* **To do**
Pictures are not part of the copy. Retype the lines from the first one through the line that contains "(0,0) rectangle (1022,1056);".

* **Data shown**
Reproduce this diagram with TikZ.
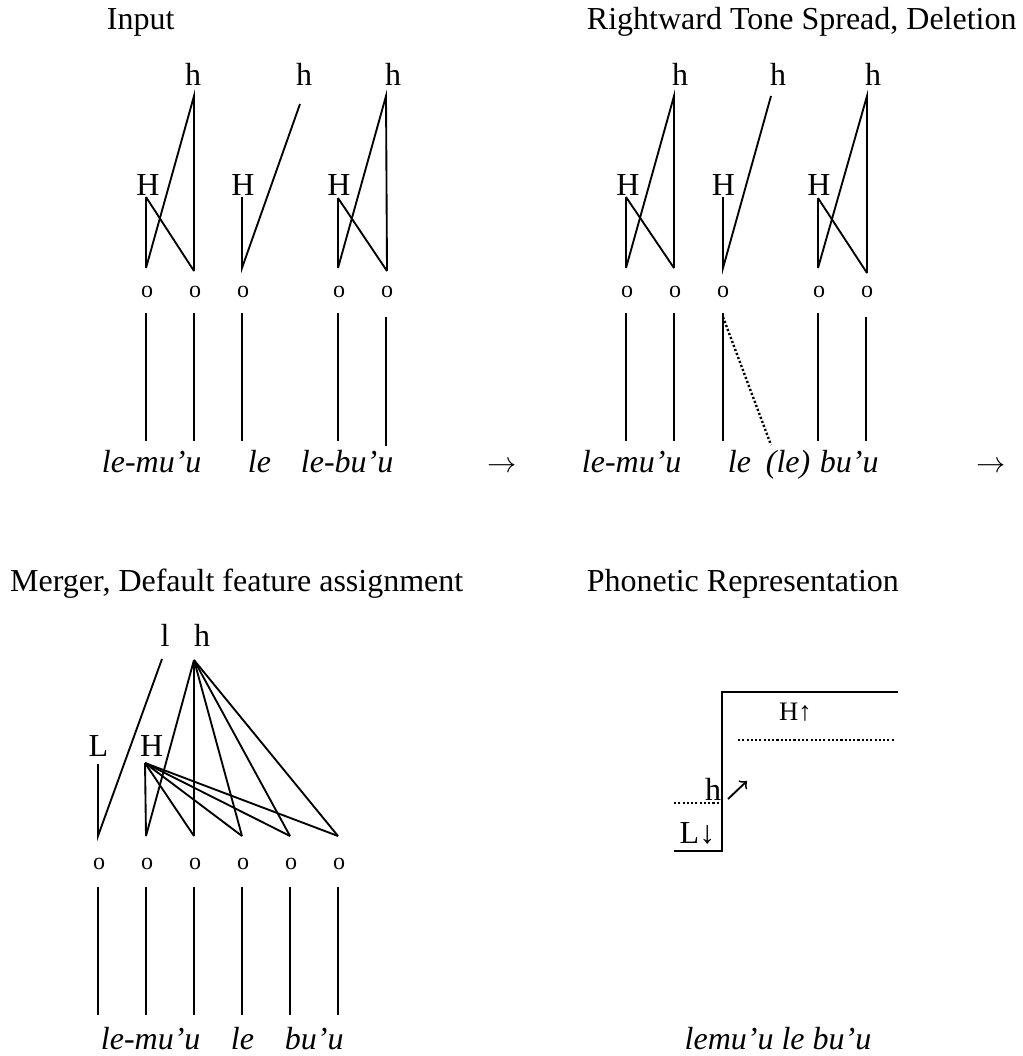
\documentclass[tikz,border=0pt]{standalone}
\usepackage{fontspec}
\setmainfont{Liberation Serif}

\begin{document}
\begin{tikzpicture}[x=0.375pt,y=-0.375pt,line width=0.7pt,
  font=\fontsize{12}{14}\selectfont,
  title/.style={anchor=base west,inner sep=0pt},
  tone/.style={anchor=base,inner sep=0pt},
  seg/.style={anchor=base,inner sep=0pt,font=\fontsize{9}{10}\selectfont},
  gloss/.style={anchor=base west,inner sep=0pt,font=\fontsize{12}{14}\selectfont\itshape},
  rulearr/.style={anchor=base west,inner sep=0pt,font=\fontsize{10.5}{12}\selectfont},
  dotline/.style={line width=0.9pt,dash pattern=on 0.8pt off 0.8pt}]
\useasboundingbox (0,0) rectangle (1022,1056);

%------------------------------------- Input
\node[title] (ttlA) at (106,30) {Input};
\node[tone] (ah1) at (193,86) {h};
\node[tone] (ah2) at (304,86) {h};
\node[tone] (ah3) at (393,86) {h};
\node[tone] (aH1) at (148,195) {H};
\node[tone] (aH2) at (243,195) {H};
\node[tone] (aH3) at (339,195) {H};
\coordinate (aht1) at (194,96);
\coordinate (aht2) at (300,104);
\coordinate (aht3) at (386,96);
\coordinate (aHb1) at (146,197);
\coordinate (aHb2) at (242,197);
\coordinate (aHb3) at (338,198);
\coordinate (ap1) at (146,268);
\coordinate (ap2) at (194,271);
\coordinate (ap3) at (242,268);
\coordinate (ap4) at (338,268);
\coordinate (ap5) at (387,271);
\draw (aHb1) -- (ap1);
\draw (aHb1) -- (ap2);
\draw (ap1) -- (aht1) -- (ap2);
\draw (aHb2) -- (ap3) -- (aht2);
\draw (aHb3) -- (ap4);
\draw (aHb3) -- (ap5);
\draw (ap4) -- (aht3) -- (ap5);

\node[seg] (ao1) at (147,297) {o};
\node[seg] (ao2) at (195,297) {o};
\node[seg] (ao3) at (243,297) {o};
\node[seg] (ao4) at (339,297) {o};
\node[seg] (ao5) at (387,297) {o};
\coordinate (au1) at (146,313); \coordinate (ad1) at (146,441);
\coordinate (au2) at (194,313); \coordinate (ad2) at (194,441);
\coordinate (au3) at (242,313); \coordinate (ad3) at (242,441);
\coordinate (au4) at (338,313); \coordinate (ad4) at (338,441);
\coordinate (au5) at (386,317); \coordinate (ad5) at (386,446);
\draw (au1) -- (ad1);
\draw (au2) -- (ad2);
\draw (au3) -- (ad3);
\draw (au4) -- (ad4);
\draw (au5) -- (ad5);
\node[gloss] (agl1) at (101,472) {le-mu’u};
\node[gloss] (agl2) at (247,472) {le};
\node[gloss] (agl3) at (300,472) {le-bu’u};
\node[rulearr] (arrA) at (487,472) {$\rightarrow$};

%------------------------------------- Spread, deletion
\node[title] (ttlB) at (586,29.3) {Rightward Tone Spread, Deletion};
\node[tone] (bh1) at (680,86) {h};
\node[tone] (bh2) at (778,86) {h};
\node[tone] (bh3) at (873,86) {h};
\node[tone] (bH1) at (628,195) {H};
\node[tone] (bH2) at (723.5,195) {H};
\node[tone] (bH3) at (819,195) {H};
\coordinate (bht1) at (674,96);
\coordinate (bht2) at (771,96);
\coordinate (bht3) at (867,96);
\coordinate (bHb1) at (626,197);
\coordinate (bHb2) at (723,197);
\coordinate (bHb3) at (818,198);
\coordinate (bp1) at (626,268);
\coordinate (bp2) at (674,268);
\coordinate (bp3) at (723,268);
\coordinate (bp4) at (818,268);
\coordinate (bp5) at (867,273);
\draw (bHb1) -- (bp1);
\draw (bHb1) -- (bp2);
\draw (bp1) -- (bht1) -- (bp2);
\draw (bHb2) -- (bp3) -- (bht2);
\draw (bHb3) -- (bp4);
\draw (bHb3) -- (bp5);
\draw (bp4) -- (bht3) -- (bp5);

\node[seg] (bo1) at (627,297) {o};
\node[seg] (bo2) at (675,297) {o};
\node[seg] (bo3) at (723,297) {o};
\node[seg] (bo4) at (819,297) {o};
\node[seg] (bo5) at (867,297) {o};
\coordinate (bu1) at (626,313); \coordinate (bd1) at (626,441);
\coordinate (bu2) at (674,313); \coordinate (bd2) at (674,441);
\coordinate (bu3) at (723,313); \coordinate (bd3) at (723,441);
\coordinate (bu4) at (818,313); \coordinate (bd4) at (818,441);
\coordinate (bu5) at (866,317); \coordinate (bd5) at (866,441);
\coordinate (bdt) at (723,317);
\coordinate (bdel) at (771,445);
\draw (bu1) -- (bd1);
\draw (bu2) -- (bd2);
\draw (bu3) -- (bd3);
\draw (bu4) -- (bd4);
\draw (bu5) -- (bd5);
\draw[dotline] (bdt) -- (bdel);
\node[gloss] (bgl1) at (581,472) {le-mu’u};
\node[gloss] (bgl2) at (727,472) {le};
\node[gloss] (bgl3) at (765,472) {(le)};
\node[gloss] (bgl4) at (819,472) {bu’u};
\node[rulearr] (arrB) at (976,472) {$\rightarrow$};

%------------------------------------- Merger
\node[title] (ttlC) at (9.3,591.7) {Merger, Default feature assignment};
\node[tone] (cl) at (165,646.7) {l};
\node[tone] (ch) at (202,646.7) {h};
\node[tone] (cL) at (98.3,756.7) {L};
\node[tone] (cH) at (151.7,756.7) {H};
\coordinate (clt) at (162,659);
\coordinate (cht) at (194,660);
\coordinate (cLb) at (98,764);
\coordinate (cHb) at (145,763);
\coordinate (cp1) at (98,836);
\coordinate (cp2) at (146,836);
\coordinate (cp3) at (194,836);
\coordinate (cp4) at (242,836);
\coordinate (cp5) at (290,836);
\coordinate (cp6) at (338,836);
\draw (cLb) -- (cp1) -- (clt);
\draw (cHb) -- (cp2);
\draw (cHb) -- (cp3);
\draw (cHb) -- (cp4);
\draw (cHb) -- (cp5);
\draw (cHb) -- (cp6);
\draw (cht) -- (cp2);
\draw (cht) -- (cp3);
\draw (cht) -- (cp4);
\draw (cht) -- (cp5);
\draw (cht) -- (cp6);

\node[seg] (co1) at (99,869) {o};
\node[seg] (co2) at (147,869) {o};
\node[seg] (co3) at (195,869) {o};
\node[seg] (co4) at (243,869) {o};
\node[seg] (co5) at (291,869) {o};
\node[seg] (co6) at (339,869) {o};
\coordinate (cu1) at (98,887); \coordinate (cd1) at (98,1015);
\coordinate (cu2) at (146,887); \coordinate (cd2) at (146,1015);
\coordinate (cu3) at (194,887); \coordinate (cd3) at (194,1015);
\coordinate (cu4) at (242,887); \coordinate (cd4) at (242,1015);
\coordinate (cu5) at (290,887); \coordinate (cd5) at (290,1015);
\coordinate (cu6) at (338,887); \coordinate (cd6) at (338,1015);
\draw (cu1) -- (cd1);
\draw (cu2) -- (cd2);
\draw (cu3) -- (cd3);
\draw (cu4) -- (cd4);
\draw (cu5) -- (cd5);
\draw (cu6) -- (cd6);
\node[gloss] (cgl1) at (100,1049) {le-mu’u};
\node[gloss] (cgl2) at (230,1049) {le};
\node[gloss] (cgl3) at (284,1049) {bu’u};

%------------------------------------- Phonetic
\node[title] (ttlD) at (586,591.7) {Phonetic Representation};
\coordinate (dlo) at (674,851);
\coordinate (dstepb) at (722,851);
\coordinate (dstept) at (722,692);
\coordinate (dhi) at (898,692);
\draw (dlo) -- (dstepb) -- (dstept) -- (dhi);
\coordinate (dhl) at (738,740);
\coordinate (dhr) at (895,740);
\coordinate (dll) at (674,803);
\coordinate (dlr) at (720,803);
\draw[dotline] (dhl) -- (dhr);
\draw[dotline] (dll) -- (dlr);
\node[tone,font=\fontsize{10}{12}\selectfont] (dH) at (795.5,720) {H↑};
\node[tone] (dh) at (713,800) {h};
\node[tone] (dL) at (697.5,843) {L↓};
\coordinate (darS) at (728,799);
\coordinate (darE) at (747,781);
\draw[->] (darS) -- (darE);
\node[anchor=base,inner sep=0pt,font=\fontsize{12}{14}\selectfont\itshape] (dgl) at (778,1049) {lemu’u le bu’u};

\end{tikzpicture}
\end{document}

* **Response**
Reproduce this diagram with TikZ.
\documentclass[tikz,border=0pt]{standalone}
\usepackage{fontspec}
\setmainfont{Liberation Serif}

\begin{document}
\begin{tikzpicture}[x=0.375pt,y=-0.375pt,line width=0.7pt,
  font=\fontsize{12}{14}\selectfont,
  title/.style={anchor=base west,inner sep=0pt},
  tone/.style={anchor=base,inner sep=0pt},
  seg/.style={anchor=base,inner sep=0pt,font=\fontsize{9}{10}\selectfont},
  gloss/.style={anchor=base west,inner sep=0pt,font=\fontsize{12}{14}\selectfont\itshape},
  rulearr/.style={anchor=base west,inner sep=0pt,font=\fontsize{10.5}{12}\selectfont},
  dotline/.style={line width=0.9pt,dash pattern=on 0.8pt off 0.8pt}]
\useasboundingbox (0,0) rectangle (1022,1056);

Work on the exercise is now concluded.